A sprawling study of the lucrative slave economy of the South, from importation to breeding.
In 1808, the importation of slaves was banned in the United States for protectionist rather than humanitarian measures, signaling a changeover to a domestic slave trade. This husband-and-wife team of accomplished authors and researchers—Ned (The World that Made New Orleans, 2008), and Constance, aka novelist Constance Ash—see that year as key in the transformation of African-American culture. The authors exhaustively delineate the many layers of this horrific story, and they focus on what the numbers reveal: while about 389,000 kidnapped Africans reached the ports of the United States, mostly before independence, by 1860, the number of enslaved persons had grown to 4 million African-Americans.

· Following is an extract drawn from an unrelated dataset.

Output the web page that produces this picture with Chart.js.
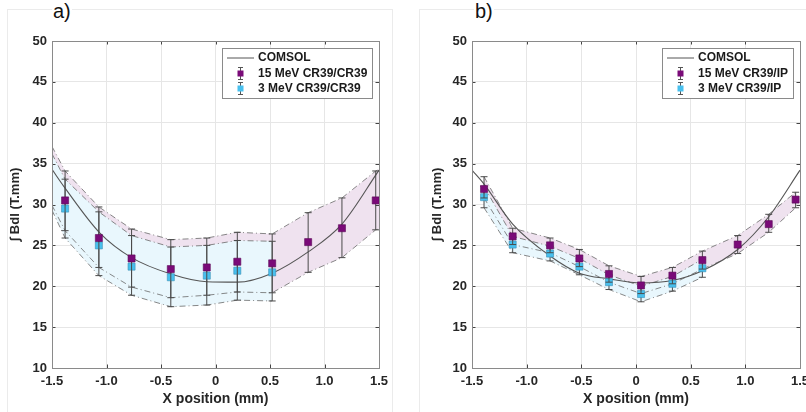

The scramble for labor spurred a slave-breeding economy—epitomized by the fictionalized “stud-farm plantation” in the wildly popular work Mandingo—in which women were breeders (“each prime field wench produced five to ten marketable children during her lifetime”) and men, the “stock Negro,” where children and parents were separated and frequently resold, and many were trafficked into new territories southward and westward. “Increase” was the message on the plantations, in all senses of the word. In a work of ambitious breadth, the authors first look at the realities of this breeding economy, in which people were money and children were interest. Then they delve into the early evolution of slavery into the Chesapeake and the Lowcountry and study how all the necessary accouterments allowed slavery to prevail, including the running of newspaper ads for sales and runaways, the rise of the Jacksonian “democracy” promising poor whites the possibility of becoming slave owners one day, and specific companies and businesses that profited mightily. This well-documented, occasionally choppy book will be valuable to historians and scholars but may prove daunting for general readers.
A massive story of impressive research presented in sometimes-erratic fashion.